Data excerpt.
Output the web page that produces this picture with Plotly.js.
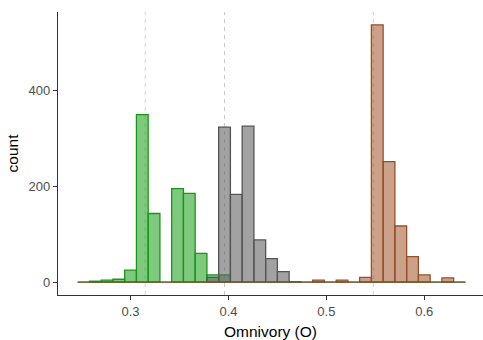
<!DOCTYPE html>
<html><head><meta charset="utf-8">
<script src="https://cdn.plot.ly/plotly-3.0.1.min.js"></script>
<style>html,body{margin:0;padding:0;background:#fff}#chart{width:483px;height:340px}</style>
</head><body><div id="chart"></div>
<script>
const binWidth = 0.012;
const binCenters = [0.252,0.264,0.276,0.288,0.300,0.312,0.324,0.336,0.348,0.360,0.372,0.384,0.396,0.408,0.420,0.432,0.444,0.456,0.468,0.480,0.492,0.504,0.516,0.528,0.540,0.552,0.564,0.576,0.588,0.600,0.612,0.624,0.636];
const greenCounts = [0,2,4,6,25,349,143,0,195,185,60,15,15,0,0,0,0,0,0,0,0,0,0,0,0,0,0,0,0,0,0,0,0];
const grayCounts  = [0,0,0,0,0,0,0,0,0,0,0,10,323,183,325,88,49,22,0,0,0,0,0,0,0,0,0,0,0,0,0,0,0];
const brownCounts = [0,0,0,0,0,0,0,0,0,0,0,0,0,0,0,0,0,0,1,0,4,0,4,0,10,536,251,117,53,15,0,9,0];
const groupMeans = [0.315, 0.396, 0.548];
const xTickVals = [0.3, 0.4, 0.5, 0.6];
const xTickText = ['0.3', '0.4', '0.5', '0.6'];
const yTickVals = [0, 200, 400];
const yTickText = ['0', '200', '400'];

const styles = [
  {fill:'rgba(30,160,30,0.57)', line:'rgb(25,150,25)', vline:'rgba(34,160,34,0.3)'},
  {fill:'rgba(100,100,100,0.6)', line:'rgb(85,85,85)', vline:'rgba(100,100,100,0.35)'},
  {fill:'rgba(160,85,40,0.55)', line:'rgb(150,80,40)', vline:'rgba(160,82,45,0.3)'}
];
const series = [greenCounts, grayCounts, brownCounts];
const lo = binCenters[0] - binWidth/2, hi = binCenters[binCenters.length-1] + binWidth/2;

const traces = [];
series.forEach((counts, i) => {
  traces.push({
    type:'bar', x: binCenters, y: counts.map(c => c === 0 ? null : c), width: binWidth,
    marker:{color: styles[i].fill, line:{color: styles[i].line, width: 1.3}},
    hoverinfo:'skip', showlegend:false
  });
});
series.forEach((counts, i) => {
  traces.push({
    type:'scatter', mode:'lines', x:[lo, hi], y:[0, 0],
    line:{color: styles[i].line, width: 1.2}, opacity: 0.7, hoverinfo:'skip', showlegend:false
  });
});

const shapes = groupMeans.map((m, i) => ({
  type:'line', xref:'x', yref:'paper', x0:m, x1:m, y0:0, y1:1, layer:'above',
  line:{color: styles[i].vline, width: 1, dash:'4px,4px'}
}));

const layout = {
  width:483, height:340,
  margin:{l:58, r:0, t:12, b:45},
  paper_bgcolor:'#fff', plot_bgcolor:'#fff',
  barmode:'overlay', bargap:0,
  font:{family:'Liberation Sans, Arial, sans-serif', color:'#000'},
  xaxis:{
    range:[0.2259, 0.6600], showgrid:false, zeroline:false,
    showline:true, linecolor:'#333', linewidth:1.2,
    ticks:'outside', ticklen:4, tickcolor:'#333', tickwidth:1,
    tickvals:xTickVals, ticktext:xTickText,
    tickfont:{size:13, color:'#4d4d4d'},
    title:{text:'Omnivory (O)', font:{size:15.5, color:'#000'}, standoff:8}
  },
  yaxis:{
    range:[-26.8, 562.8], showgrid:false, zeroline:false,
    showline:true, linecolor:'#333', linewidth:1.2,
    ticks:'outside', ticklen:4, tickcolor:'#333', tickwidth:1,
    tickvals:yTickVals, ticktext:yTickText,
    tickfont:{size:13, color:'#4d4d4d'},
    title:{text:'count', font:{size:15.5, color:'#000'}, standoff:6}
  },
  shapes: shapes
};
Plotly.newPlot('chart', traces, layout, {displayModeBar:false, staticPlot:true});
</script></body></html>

Task description.
Print the whole listing above once more, word for word, without its pictures.

Response to this task.
Output the web page that produces this picture with Plotly.js.
<!DOCTYPE html>
<html><head><meta charset="utf-8">
<script src="https://cdn.plot.ly/plotly-3.0.1.min.js"></script>
<style>html,body{margin:0;padding:0;background:#fff}#chart{width:483px;height:340px}</style>
</head><body><div id="chart"></div>
<script>
const binWidth = 0.012;
const binCenters = [0.252,0.264,0.276,0.288,0.300,0.312,0.324,0.336,0.348,0.360,0.372,0.384,0.396,0.408,0.420,0.432,0.444,0.456,0.468,0.480,0.492,0.504,0.516,0.528,0.540,0.552,0.564,0.576,0.588,0.600,0.612,0.624,0.636];
const greenCounts = [0,2,4,6,25,349,143,0,195,185,60,15,15,0,0,0,0,0,0,0,0,0,0,0,0,0,0,0,0,0,0,0,0];
const grayCounts  = [0,0,0,0,0,0,0,0,0,0,0,10,323,183,325,88,49,22,0,0,0,0,0,0,0,0,0,0,0,0,0,0,0];
const brownCounts = [0,0,0,0,0,0,0,0,0,0,0,0,0,0,0,0,0,0,1,0,4,0,4,0,10,536,251,117,53,15,0,9,0];
const groupMeans = [0.315, 0.396, 0.548];
const xTickVals = [0.3, 0.4, 0.5, 0.6];
const xTickText = ['0.3', '0.4', '0.5', '0.6'];
const yTickVals = [0, 200, 400];
const yTickText = ['0', '200', '400'];

const styles = [
  {fill:'rgba(30,160,30,0.57)', line:'rgb(25,150,25)', vline:'rgba(34,160,34,0.3)'},
  {fill:'rgba(100,100,100,0.6)', line:'rgb(85,85,85)', vline:'rgba(100,100,100,0.35)'},
  {fill:'rgba(160,85,40,0.55)', line:'rgb(150,80,40)', vline:'rgba(160,82,45,0.3)'}
];
const series = [greenCounts, grayCounts, brownCounts];
const lo = binCenters[0] - binWidth/2, hi = binCenters[binCenters.length-1] + binWidth/2;

const traces = [];
series.forEach((counts, i) => {
  traces.push({
    type:'bar', x: binCenters, y: counts.map(c => c === 0 ? null : c), width: binWidth,
    marker:{color: styles[i].fill, line:{color: styles[i].line, width: 1.3}},
    hoverinfo:'skip', showlegend:false
  });
});
series.forEach((counts, i) => {
  traces.push({
    type:'scatter', mode:'lines', x:[lo, hi], y:[0, 0],
    line:{color: styles[i].line, width: 1.2}, opacity: 0.7, hoverinfo:'skip', showlegend:false
  });
});

const shapes = groupMeans.map((m, i) => ({
  type:'line', xref:'x', yref:'paper', x0:m, x1:m, y0:0, y1:1, layer:'above',
  line:{color: styles[i].vline, width: 1, dash:'4px,4px'}
}));

const layout = {
  width:483, height:340,
  margin:{l:58, r:0, t:12, b:45},
  paper_bgcolor:'#fff', plot_bgcolor:'#fff',
  barmode:'overlay', bargap:0,
  font:{family:'Liberation Sans, Arial, sans-serif', color:'#000'},
  xaxis:{
    range:[0.2259, 0.6600], showgrid:false, zeroline:false,
    showline:true, linecolor:'#333', linewidth:1.2,
    ticks:'outside', ticklen:4, tickcolor:'#333', tickwidth:1,
    tickvals:xTickVals, ticktext:xTickText,
    tickfont:{size:13, color:'#4d4d4d'},
    title:{text:'Omnivory (O)', font:{size:15.5, color:'#000'}, standoff:8}
  },
  yaxis:{
    range:[-26.8, 562.8], showgrid:false, zeroline:false,
    showline:true, linecolor:'#333', linewidth:1.2,
    ticks:'outside', ticklen:4, tickcolor:'#333', tickwidth:1,
    tickvals:yTickVals, ticktext:yTickText,
    tickfont:{size:13, color:'#4d4d4d'},
    title:{text:'count', font:{size:15.5, color:'#000'}, standoff:6}
  },
  shapes: shapes
};
Plotly.newPlot('chart', traces, layout, {displayModeBar:false, staticPlot:true});
</script></body></html>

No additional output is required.